A very long time ago I was a Toronto Symphony subscriber watching Andrew Davis conduct the TSO. We’re both much older now. Tonight’s concert at Roy Thomson Hall was the launch of a new season with a new leader stepping back into his former role.
Here’s how his bio begins on the TSO website:
“Sir Andrew Davis is the Conductor Laureate of the Toronto Symphony Orchestra where he was previously the Orchestra’s Music Director from 1975 to 1988.”
The orchestra might be 100% different than it was back then. I’d have to check if anyone in the current ensemble was around at the time, but some of the players (such as concertmaster Jonathan Crow, associate principal trombone Vanessa Fralick or principal double bass Jeffrey Beecher) look so young that they probably weren’t even born yet, as of the mid-70s, 43 years ago.
In this the first week of the post-Peter Oundjian era, we will remember some of his achievements, whether it’s the gifted group that Oundjian assembled & mentored, or initiatives such as the New Creations Festival, that featured premieres such as Jacques Hétu’s Variations concertantes, commissioned a dozen years ago by the TSO and dedicated to Oundjian.
And yet they’ve moved on. There was no sadness but a tone of joyful celebration. This TSO already knows Davis and have even recorded Handel’s Messiah with their Conductor Laureate in his bold brassy edition . This week at least we heard much more of the same, between the Hétu & a pair of powerful works by Hector Berlioz, as the orchestra seemed to be having a great time.

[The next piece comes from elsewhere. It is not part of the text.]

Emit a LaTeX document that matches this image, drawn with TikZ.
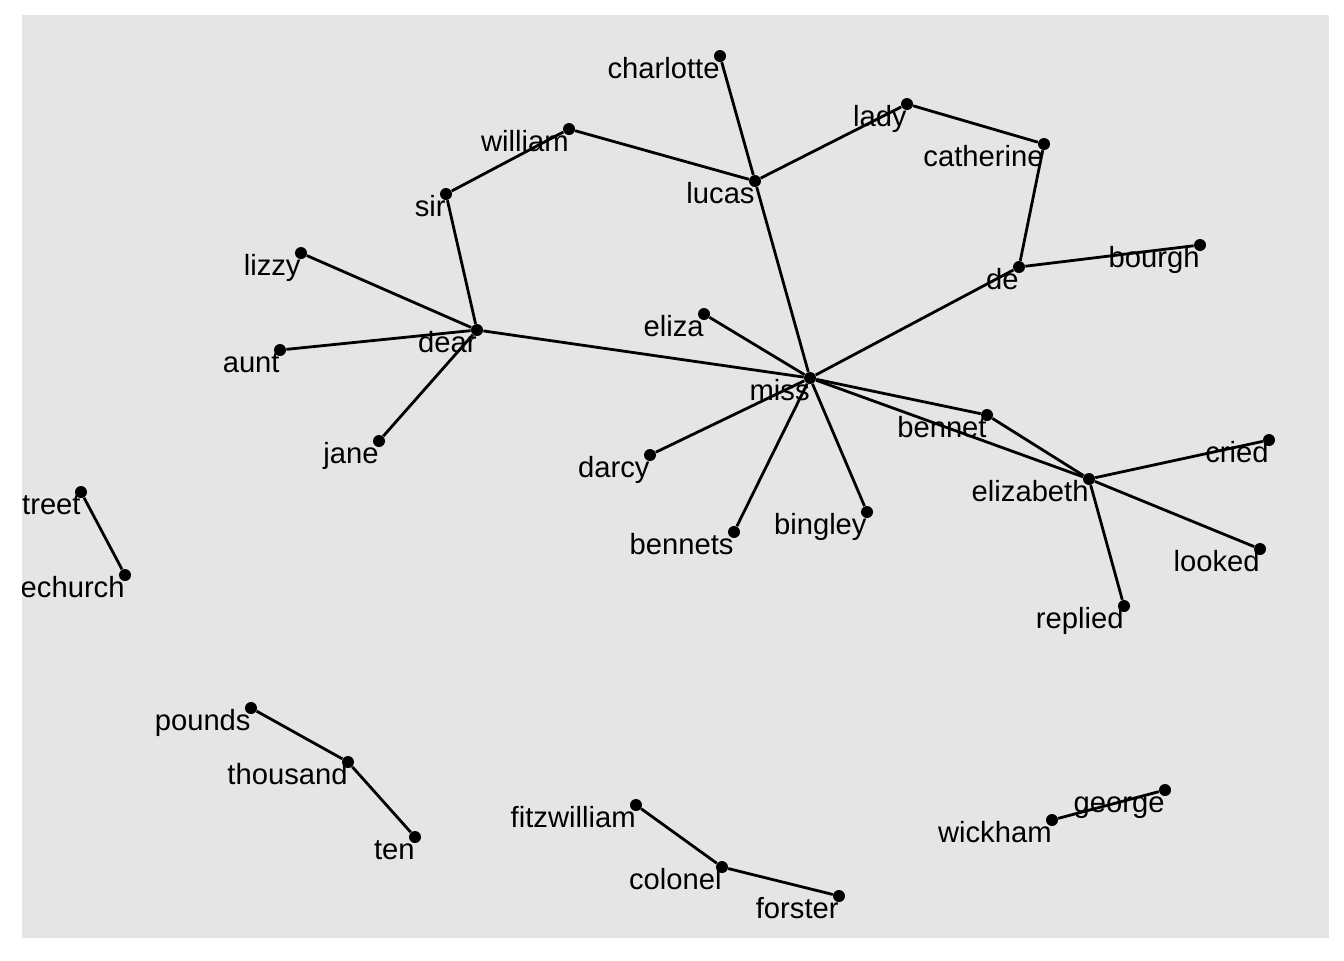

We began with the Fantasy on Shakespeare’s The Tempest, a part of Berlioz’s sequel to Symphonie Fantastique. The sequence tonight is perhaps a big clue as to why Lelio is rarely programmed, and certainly never done as Berlioz imagined, after Symphonie Fantastique. While the Fantasy features lovely inventive timbres, especially the delightful combination of chorus & four-handed piano to open the piece, it wouldn’t work: because nothing can really follow that magnificent work on the same evening without seeming to be an anti-climax. I think it’s a big deal to hear this music (meaning the Fantasy) at all: but of course it was programmed to begin the concert rather than to follow the Symphonie Fantastique. Yes the ‘return to life’ might be an interesting concept after the nightmarish final two movements, but it’s nowhere near as theatrical or exciting in comparison.

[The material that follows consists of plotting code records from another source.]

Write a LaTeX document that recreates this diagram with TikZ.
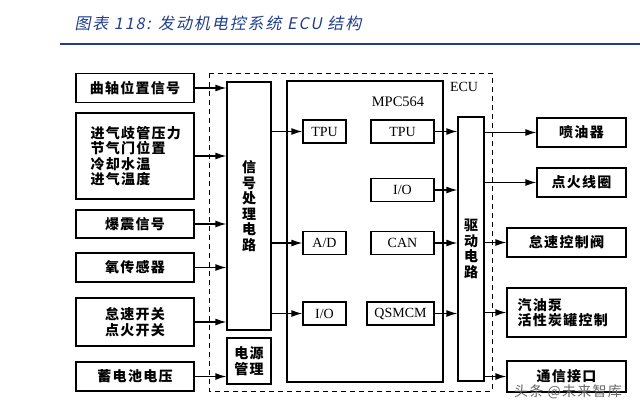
\documentclass[tikz,border=0pt]{standalone}
\usepackage{fontspec}
\setmainfont{Liberation Serif}
\newfontfamily\cjk[LetterSpace=9]{Noto Sans CJK SC}
\newfontfamily\titlefont[FakeSlant=0.2,LetterSpace=12]{Noto Sans CJK SC}
\usepackage{tikz}
\usetikzlibrary{arrows.meta, positioning}
\definecolor{titleblue}{RGB}{32,62,140}

\tikzset{
  box/.style={draw, line width=1.3pt, inner sep=0pt, minimum width=118pt, minimum height=29pt,
    font=\cjk\bfseries\fontsize{14}{15.5}\selectfont, align=center},
  chip/.style={draw, line width=1.3pt, inner sep=0pt, minimum height=23pt,
    font=\fontsize{14}{15}\selectfont},
  arr/.style={line width=1.3pt, -{Latex[length=11pt,width=7pt]}},
}

\begin{document}
\begin{tikzpicture}[x=1pt, y=-1pt]
  \useasboundingbox (0,0) rectangle (640,410);

  % 标题
  \node[anchor=west, text=titleblue, font=\titlefont\fontsize{16}{18}\selectfont] (title) at (71,23) {图表 118: 发动机电控系统 ECU 结构};
  \draw[titleblue, line width=2pt] (60,44) -- (640,44);

  % ECU 虚线框
  \draw[line width=1pt, dash pattern=on 5pt off 4pt] (209,73) rectangle (492,391);
  \node[font=\fontsize{14}{16}\selectfont] (ecu) at (464,87) {ECU};

  % 左边:输入信号
  \node[box] (qz) at (135,88) {曲轴位置信号};
  \node[box, minimum height=86pt] (jq) at (135,156) {};
  \node[right=15pt of jq.west, anchor=west, inner sep=0pt, align=left,
    font=\cjk\bfseries\fontsize{14}{15.5}\selectfont] (jqtext) {进气歧管压力\\节气门位置\\冷却水温\\进气温度};
  \node[box, minimum height=28pt] (bz) at (135,224) {爆震信号};
  \node[box] (yc) at (135,267.5) {氧传感器};
  \node[box, minimum height=48pt] (kg) at (135,322) {怠速开关\\点火开关};
  \node[box] (xdc) at (135,376.5) {蓄电池电压};

  % 信号处理电路, 电源管理
  \node[box, minimum width=44pt, minimum height=248pt] (xh) at (249,206) {信\\号\\处\\理\\电\\路};
  \node[box, minimum width=44pt, minimum height=46pt] (dy) at (249,361) {电源\\管理};

  % MPC564
  \draw[line width=1.3pt] (287,81) rectangle (443,382);
  \node[font=\fontsize{14.5}{16}\selectfont] (mpc) at (398,102) {MPC564};
  \node[chip, minimum width=43pt] (tpua) at (324.5,131.5) {TPU};
  \node[chip, minimum width=43pt] (ad) at (324.5,243) {A/D};
  \node[chip, minimum width=43pt] (ioa) at (324.5,313.5) {I/O};
  \node[chip, minimum width=63pt] (tpub) at (402.5,131.5) {TPU};
  \node[chip, minimum width=63pt] (iob) at (402.5,190) {I/O};
  \node[chip, minimum width=63pt] (can) at (402.5,243) {CAN};
  \node[chip, minimum width=67pt] (qsm) at (400.5,313.5) {QSMCM};

  % 驱动电路
  \node[box, minimum width=26pt, minimum height=264pt] (qd) at (471,249) {驱\\动\\电\\路};

  % 右边:执行器
  \node[box, minimum width=89pt] (pyq) at (581.5,132.5) {喷油器};
  \node[box, minimum width=89pt] (dh) at (581.5,182.5) {点火线圈};
  \node[box, minimum width=119pt] (dsf) at (566.5,242.5) {怠速控制阀};
  \node[box, minimum width=119pt, minimum height=49pt] (qyb) at (566.5,312.5) {};
  \node[right=11pt of qyb.west, anchor=west, inner sep=0pt, align=left,
    font=\cjk\bfseries\fontsize{14}{15.5}\selectfont] (qybtext) {汽油泵\\活性炭罐控制};
  \node[box, minimum width=119pt, minimum height=31pt] (tx) at (566.5,376.5) {通信接口};

  % 连线
  \foreach \n in {qz, jq, bz, yc, kg}
    \draw[arr] (\n.east) -- (\n.east -| xh.west);
  \draw[arr] (xdc.east) -- (xdc.east -| dy.west);
  \foreach \n in {tpua, ad, ioa}
    \draw[arr] (xh.east |- \n.west) -- (\n.west);
  \foreach \n in {tpub, iob, can, qsm}
    \draw[arr] (\n.east) -- (\n.east -| qd.west);
  \foreach \n in {pyq, dh, dsf, qyb, tx}
    \draw[arr] (qd.east |- \n.west) -- (\n.west);

  % 水印
  \node[text=black!60, font=\cjk\fontsize{14}{16}\selectfont] (wm) at (568,392) {头条 @未来智库};
\end{tikzpicture}
\end{document}
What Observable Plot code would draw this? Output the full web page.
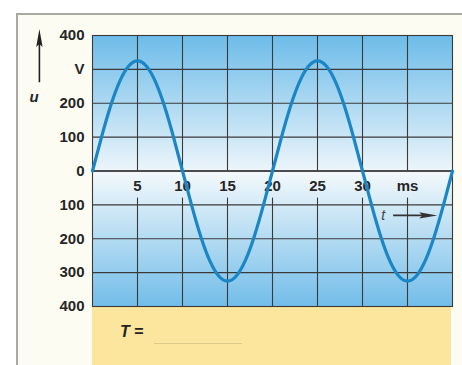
<!DOCTYPE html>
<html>
<head>
<meta charset="utf-8">
<script src="https://cdn.jsdelivr.net/npm/d3@7"></script>
<script src="https://cdn.jsdelivr.net/npm/@observablehq/plot@0.6"></script>
<style>
  html, body { margin: 0; padding: 0; background: #ffffff; }
  #wrap { position: relative; width: 462px; height: 365px; overflow: hidden; font-family: "Liberation Sans", Arial, sans-serif; }
  #frame { position: absolute; left: 16px; top: 13px; width: 460px; height: 360px; border-left: 2px solid #a9a9a4; border-top: 2px solid #a9a9a4; background: #fdfcf3; }
  #answer { position: absolute; left: 92px; top: 306px; width: 359px; height: 59px; background: #fce59c; }
  #answer .lbl { position: absolute; left: 28px; top: 17px; font-size: 16px; font-weight: bold; color: #222; }
  #answer .lbl i { font-style: italic; }
  #answer .blank { position: absolute; left: 62px; top: 37px; width: 88px; height: 0; border-top: 1px solid #dcc98c; }
  #chart { position: absolute; left: 0; top: 0; }
</style>
</head>
<body>
<div id="wrap">
  <div id="frame"></div>
  <div id="answer"><span class="lbl"><i>T</i> =</span><span class="blank"></span></div>
  <div id="chart"></div>
</div>
<script>
// time in ms
const tMs = [0,1,2,3,4,5,6,7,8,9,10,11,12,13,14,15,16,17,18,19,20,21,22,23,24,25,26,27,28,29,30,31,32,33,34,35,36,37,38,39,40];
// voltage, in V
const uVolts = [0,100,191,263,309,325,309,263,191,100,0,-100,-191,-263,-309,-325,-309,-263,-191,-100,0,100,191,263,309,325,309,263,191,100,0,-100,-191,-263,-309,-325,-309,-263,-191,-100,0];

const yTicks = [400,300,200,100,0,-100,-200,-300,-400];
const yTickLabels = ["400","V","200","100","0","100","200","300","400"];
const xTicks = [5,10,15,20,25,30,35];
const xTickLabels = ["5","10","15","20","25","30","ms"];

const data = tMs.map((t, i) => ({t, u: uVolts[i]}));

// filled, slender arrow head
const arrowHead = {
  draw(ctx, size) {
    ctx.moveTo(0, -10);
    ctx.lineTo(3.2, 8);
    ctx.lineTo(0, 5);
    ctx.lineTo(-3.2, 8);
    ctx.closePath();
  }
};

const plot = Plot.plot({
  width: 462,
  height: 365,
  marginLeft: 92,
  marginRight: 10,
  marginTop: 35,
  marginBottom: 59,
  style: {background: "transparent", fontFamily: "'Liberation Sans', Arial, sans-serif", overflow: "visible"},
  x: {domain: [0, 40], axis: null},
  y: {domain: [-400, 400]},
  marks: [
    Plot.frame({fill: "url(#bgGrad)", stroke: null}),
    Plot.ruleY(yTicks, {stroke: "#3a3a3a", strokeWidth: 1.1}),
    Plot.ruleX(xTicks, {y1: 0, y2: 400, stroke: "#3a3a3a", strokeWidth: 1.1}),
    Plot.ruleX(xTicks, {y1: -80, y2: -400, stroke: "#3a3a3a", strokeWidth: 1.1}),
    Plot.ruleY([0], {stroke: "#333", strokeWidth: 1.6}),
    Plot.frame({stroke: "#3a3a3a", strokeWidth: 1.1}),
    Plot.axisY(yTicks, {tickSize: 0, tickPadding: 8, tickFormat: (d) => yTickLabels[yTicks.indexOf(d)], fontSize: 15, fontWeight: "bold", fill: "#262626", label: null}),
    Plot.text(xTicks, {x: (d) => d, y: 0, text: (d, i) => xTickLabels[i], dy: 15, fontSize: 15, fontWeight: "bold", fill: "#262626", lineAnchor: "middle"}),
    Plot.line(data, {x: "t", y: "u", curve: "natural", stroke: "#1b86c6", strokeWidth: 3.2}),
    // u axis annotation
    Plot.link([{x: -5.9}], {x1: "x", x2: "x", y1: 262, y2: 380, stroke: "#222", strokeWidth: 1.6}),
    Plot.dot([{x: -5.9}], {x: "x", y: 390, symbol: arrowHead, fill: "#222", stroke: null}),
    Plot.text(["u"], {x: -6.5, y: 218, text: (d) => d, fontSize: 15, fontStyle: "italic", fontWeight: "bold", fill: "#262626"}),
    // t axis annotation
    Plot.link([{y: -131}], {x1: 33.4, x2: 37, y1: "y", y2: "y", stroke: "#333", strokeWidth: 1.6}),
    Plot.dot([{y: -131}], {x: 37.2, y: "y", symbol: arrowHead, rotate: 90, fill: "#333", stroke: null}),
    Plot.text(["t"], {x: 32.3, y: -131, text: (d) => d, fontSize: 14, fontStyle: "italic", fill: "#444"})
  ]
});

const defs = document.createElementNS("http://www.w3.org/2000/svg", "defs");
defs.innerHTML = `<linearGradient id="bgGrad" x1="0" y1="0" x2="0" y2="1">
  <stop offset="0" stop-color="#6dbce9"/>
  <stop offset="0.49" stop-color="#eaf4fa"/>
  <stop offset="0.51" stop-color="#f2f8fb"/>
  <stop offset="1" stop-color="#72bde9"/>
</linearGradient>`;
plot.insertBefore(defs, plot.firstChild);
document.getElementById("chart").appendChild(plot);
</script>
</body>
</html>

The Hétu Variations concertantes are not out of place in this program, alongside what might be the single most original piece of orchestration in history. Yet Hétu’s recent piece stands up very well in comparison, possibly because Davis boldly exploited the score’s contrasts for dramatic effect. The work features sections where much of the orchestra would be like a pianist, accompanying with big extended chords that are almost jazzy, while solo instruments such as flute or piccolo or bassoon veer in and out of harmony. I was mindful of so many prototypes, from Bartok’s Concerto for Orchestra in the back and forth between big groups and small, but also Shostakovich or Mahler for the soulful melodies. This was much more than Canadian content, and served to honour both the composer & the dedicatee, namely Oundjian.

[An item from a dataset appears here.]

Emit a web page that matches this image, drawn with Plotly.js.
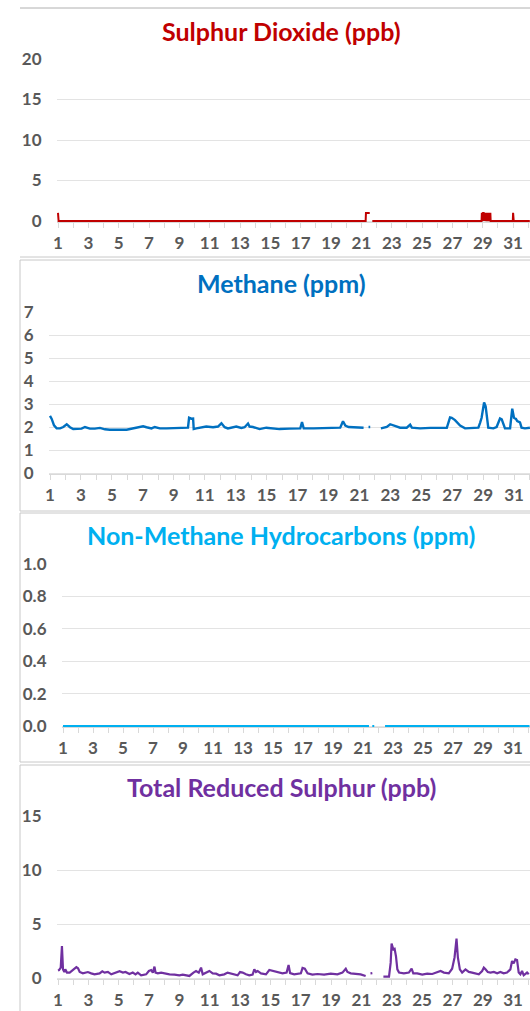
<!DOCTYPE html>
<html><head><meta charset="utf-8">
<script src="https://cdn.plot.ly/plotly-3.0.1.min.js"></script>
<style>html,body{margin:0;padding:0;background:#fff;overflow:hidden}#chart{width:530px;height:1011px}</style>
</head><body><div id="chart"></div>
<script>
// ---- tick labels ----
const dayTicks = [1,3,5,7,9,11,13,15,17,19,21,23,25,27,29,31];
const dayTickLabels = ['1','3','5','7','9','11','13','15','17','19','21','23','25','27','29','31'];
const so2Ticks = [0,5,10,15,20];
const ch4Ticks = [0,1,2,3,4,5,6,7];
const nmhcTicks = [0,0.2,0.4,0.6,0.8,1.0];
const trsTicks = [0,5,10,15];

// ---- Sulphur Dioxide (ppb) ----
const so2Day = [1.0,1.04,21.28,21.3,21.55,21.6,21.72,28.92,28.94,28.98,29.02,29.06,29.1,29.14,29.18,29.22,29.26,29.3,29.34,29.38,29.42,29.46,29.5,29.52,30.98,31.0,31.04,32.1];
const so2Ppb = [1,0,0,1,1,null,0,0,1,0,1,1,0,1,0,1,1,0,1,1,0,1,1,0,0,1,0,0];

// ---- Methane (ppm) ----
const ch4Day = [1.0,1.11,1.26,1.43,1.65,1.86,2.08,2.29,2.5,2.72,3.04,3.26,3.58,3.9,4.23,4.55,4.87,5.95,6.16,6.38,6.81,7.02,7.24,7.56,7.77,8.1,8.53,9.82,9.92,9.99,10.14,10.25,10.29,10.46,10.89,11.1,11.54,11.86,12.08,12.29,12.5,12.83,13.04,13.37,13.58,13.8,13.9,14.12,14.55,14.98,15.4,15.84,16.48,17.18,17.29,17.4,18.04,18.9,19.76,19.94,20.09,20.3,20.73,21.16,21.27,21.45,21.59,21.7,21.9,22.39,22.77,22.99,23.31,23.63,24.06,24.28,24.39,24.92,25.57,26.65,26.86,26.97,27.18,27.51,27.83,28.26,28.69,28.8,28.9,29.06,29.16,29.27,29.33,29.66,29.87,30.09,30.2,30.41,30.74,30.88,30.99,31.12,31.2,31.38,31.48,31.7,32.02];
const ch4Ppm = [2.48,2.35,2.07,1.94,1.94,2.0,2.12,1.99,1.91,1.93,1.93,2.0,1.93,1.93,1.96,1.9,1.88,1.88,1.91,1.94,2.02,2.03,1.99,1.94,2.0,1.94,1.94,1.94,1.97,2.4,2.36,2.37,1.91,1.94,2.0,2.02,1.99,2.02,2.16,1.99,1.94,1.99,2.02,1.96,1.99,2.15,2.02,2.0,1.91,1.97,1.94,1.91,1.93,1.94,2.22,1.94,1.94,1.97,1.97,2.25,2.06,2.0,1.99,1.96,1.97,null,2.0,2.0,null,1.94,2.0,2.12,2.06,1.97,1.97,2.1,1.97,1.94,1.96,1.96,2.42,2.4,2.3,2.06,1.94,1.94,1.97,2.18,2.4,3.07,2.9,2.3,1.97,1.94,2.0,2.37,2.33,1.94,1.94,2.8,2.4,2.35,2.26,2.2,1.97,1.94,1.97];

// ---- Non-Methane Hydrocarbons (ppm) ----
const nmhcDay = [1.0,21.4,21.5,21.62,21.75,21.9,22.47,32.1];
const nmhcPpm = [0,0,null,0,0,null,0,0];

// ---- Total Reduced Sulphur (ppb) ----
const trsDay = [1.0,1.07,1.18,1.26,1.33,1.42,1.48,1.59,1.77,1.99,2.21,2.32,2.43,2.64,2.97,3.19,3.41,3.74,3.92,4.07,4.29,4.51,4.84,5.06,5.28,5.45,5.71,5.93,6.11,6.26,6.48,6.81,6.99,7.14,7.25,7.36,7.43,7.58,7.8,8.02,8.35,8.68,9.0,9.22,9.66,9.93,10.1,10.28,10.43,10.54,10.76,10.98,11.2,11.42,11.64,11.96,12.18,12.51,12.84,13.0,13.17,13.39,13.61,13.83,13.94,14.05,14.16,14.38,14.71,14.93,15.14,15.47,15.8,16.07,16.2,16.3,16.57,17.01,17.12,17.27,17.45,17.77,18.1,18.54,18.98,19.42,19.75,19.97,20.08,20.3,20.62,20.95,21.28,21.45,21.6,21.72,21.9,22.45,22.82,22.93,22.99,23.1,23.19,23.28,23.37,23.48,23.8,24.13,24.31,24.42,24.68,25.01,25.34,25.67,26.0,26.22,26.44,26.76,26.98,27.14,27.27,27.36,27.49,27.64,27.86,28.08,28.3,28.52,28.74,28.96,29.07,29.18,29.33,29.51,29.73,29.95,30.16,30.38,30.6,30.82,30.93,31.04,31.15,31.26,31.37,31.48,31.59,31.7,31.92,32.03];
const trsPpb = [0.7,0.74,0.96,2.96,0.8,0.55,0.8,0.5,0.5,0.74,1.0,0.9,0.56,0.43,0.55,0.43,0.34,0.43,0.62,0.5,0.56,0.34,0.5,0.62,0.5,0.56,0.37,0.5,0.34,0.5,0.25,0.34,0.65,0.74,0.5,1.05,0.5,0.43,0.5,0.43,0.34,0.31,0.25,0.31,0.19,0.5,0.65,0.5,0.96,0.34,0.5,0.65,0.43,0.4,0.25,0.34,0.5,0.34,0.25,0.55,0.5,0.34,0.25,0.31,0.8,0.56,0.65,0.43,0.34,0.74,0.65,0.5,0.43,0.5,1.2,0.45,0.34,0.43,0.93,0.86,0.43,0.31,0.37,0.31,0.4,0.34,0.5,0.86,0.56,0.43,0.4,0.34,0.19,null,0.43,0.45,null,0.12,0.12,1.42,3.2,2.65,2.7,2.0,0.8,0.5,0.43,0.5,0.86,0.43,0.43,0.31,0.4,0.37,0.5,0.65,0.5,0.43,0.86,1.9,3.64,1.9,0.8,0.5,0.8,0.56,0.5,0.43,0.34,0.65,0.96,0.8,0.56,0.5,0.56,0.43,0.56,0.43,0.5,0.8,1.57,1.36,1.73,1.67,0.5,0.34,0.65,0.25,0.5,0.34];

// ---- layout geometry (pixels in the 530x1011 page) ----
const W = 530, H = 1011;
const panels = [
  {title:'Sulphur Dioxide (ppb)', color:'#C00000', x:so2Day, y:so2Ppb, lw:2, ticks:so2Ticks, fmt:'d',
   zeroPx:221, topVal:20, topPx:59, day1Px:58, dayPx:15.17, titlePx:31, box:[8,257], left:false},
  {title:'Methane (ppm)', color:'#0070C0', x:ch4Day, y:ch4Ppm, lw:2.4, ticks:ch4Ticks, fmt:'d',
   zeroPx:473, topVal:7, topPx:312, day1Px:50, dayPx:15.47, titlePx:283, box:[260,511], left:true},
  {title:'Non-Methane Hydrocarbons (ppm)', color:'#00B0F0', x:nmhcDay, y:nmhcPpm, lw:2, ticks:nmhcTicks, fmt:'.1f',
   zeroPx:726, topVal:1, topPx:564, day1Px:63, dayPx:15.0, titlePx:535, box:[513,762], left:true},
  {title:'Total Reduced Sulphur (ppb)', color:'#7030A0', x:trsDay, y:trsPpb, lw:2.2, ticks:trsTicks, fmt:'d',
   zeroPx:978, topVal:15, topPx:816, day1Px:58, dayPx:15.17, titlePx:787, box:[765,1015], left:true}
];

const tickFont = {family:'Lato, "Open Sans", sans-serif', size:17, color:'#595959', weight:'bold'};
const data = [];
const layout = {
  width:W, height:H, margin:{l:0,r:0,t:0,b:0}, paper_bgcolor:'#fff', plot_bgcolor:'rgba(0,0,0,0)',
  showlegend:false, annotations:[], shapes:[]
};

panels.forEach((p,i)=>{
  const n = i===0 ? '' : String(i+1);
  const ppu = (p.zeroPx - p.topPx)/p.topVal;
  const bottomPx = p.zeroPx + 1.2, topPx = p.topPx - 0.6;
  const yLo = -1.2/ppu, yHi = p.topVal + 0.6/ppu;
  const leftPx = p.day1Px - 1.5;
  const xLo = 1 - 1.5/p.dayPx, xHi = 1 + (W - p.day1Px)/p.dayPx;
  data.push({type:'scatter', mode:'lines', x:p.x, y:p.y, xaxis:'x'+n, yaxis:'y'+n,
    line:{color:p.color, width:p.lw, shape:'linear'}, connectgaps:false, hoverinfo:'skip'});
  layout['xaxis'+n] = {domain:[leftPx/W,1], range:[xLo,xHi], anchor:'y'+n,
    tickmode:'array', tickvals:dayTicks, ticktext:dayTickLabels,
    ticks:'outside', ticklen:5, tickcolor:'#D9D9D9', tickwidth:1,
    minor:{tickmode:'linear', tick0:1, dtick:1, ticks:'outside', ticklen:5, tickcolor:'#D9D9D9', tickwidth:1, showgrid:false},
    showline:true, linecolor:'#D9D9D9', linewidth:1, showgrid:false, zeroline:false,
    tickfont:tickFont, ticklabelstandoff:0, fixedrange:true};
  layout['yaxis'+n] = {domain:[1-bottomPx/H, 1-topPx/H], range:[yLo,yHi], anchor:'x'+n,
    tickmode:'array', tickvals:p.ticks, tickformat:p.fmt,
    showgrid:true, gridcolor:'#E3E3E3', gridwidth:1, zeroline:false, showline:false, ticks:'',
    tickfont:tickFont, ticklabelstandoff:14, fixedrange:true};
  layout.annotations.push({xref:'paper', yref:'paper', x:281/W, y:1-p.titlePx/H, xanchor:'center', yanchor:'middle',
    showarrow:false, text:p.title, font:{family:'Lato, "Open Sans", sans-serif', size:25, color:p.color, weight:'bold'}});
  if (p.left) {
    layout.shapes.push({type:'rect', xref:'paper', yref:'paper', x0:20/W, x1:560/W, y0:1-p.box[1]/H, y1:1-p.box[0]/H,
      line:{color:'#C8C8C8', width:1}, fillcolor:'rgba(0,0,0,0)', layer:'below'});
  } else {
    layout.shapes.push({type:'line', xref:'paper', yref:'paper', x0:20/W, x1:560/W, y0:1-p.box[0]/H, y1:1-p.box[0]/H,
      line:{color:'#B0B0B0', width:1}, layer:'below'});
    layout.shapes.push({type:'line', xref:'paper', yref:'paper', x0:20/W, x1:560/W, y0:1-p.box[1]/H, y1:1-p.box[1]/H,
      line:{color:'#C8C8C8', width:1}, layer:'below'});
  }
});

Plotly.newPlot('chart', data, layout, {displayModeBar:false, staticPlot:true});
</script></body></html>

After the interval came the roller-coaster ride we’d been waiting for aka the piece I wrote about earlier this week. Davis brings a subtlety to the podium that is much needed. In any of the large build-ups that Berlioz wrote, where you see a minute or two of gradual crescendo & gradual acceleration—as we see a couple of times in the first and last movements—the experienced hand of Davis is vitally important. He began these passages with extreme softness & delicacy, a tantalizing resistance to the temptation to rush while gradually getting us where we needed to get to, by the time of the key climactic phrases. In other words the interpretation was quite wonderful and executed with conviction & evident joy by the ensemble.
The audience went wild of course, but that’s what one wants after a concert like this one. Davis and the TSO delivered.
If nothing else it’s going to be a fun couple of years.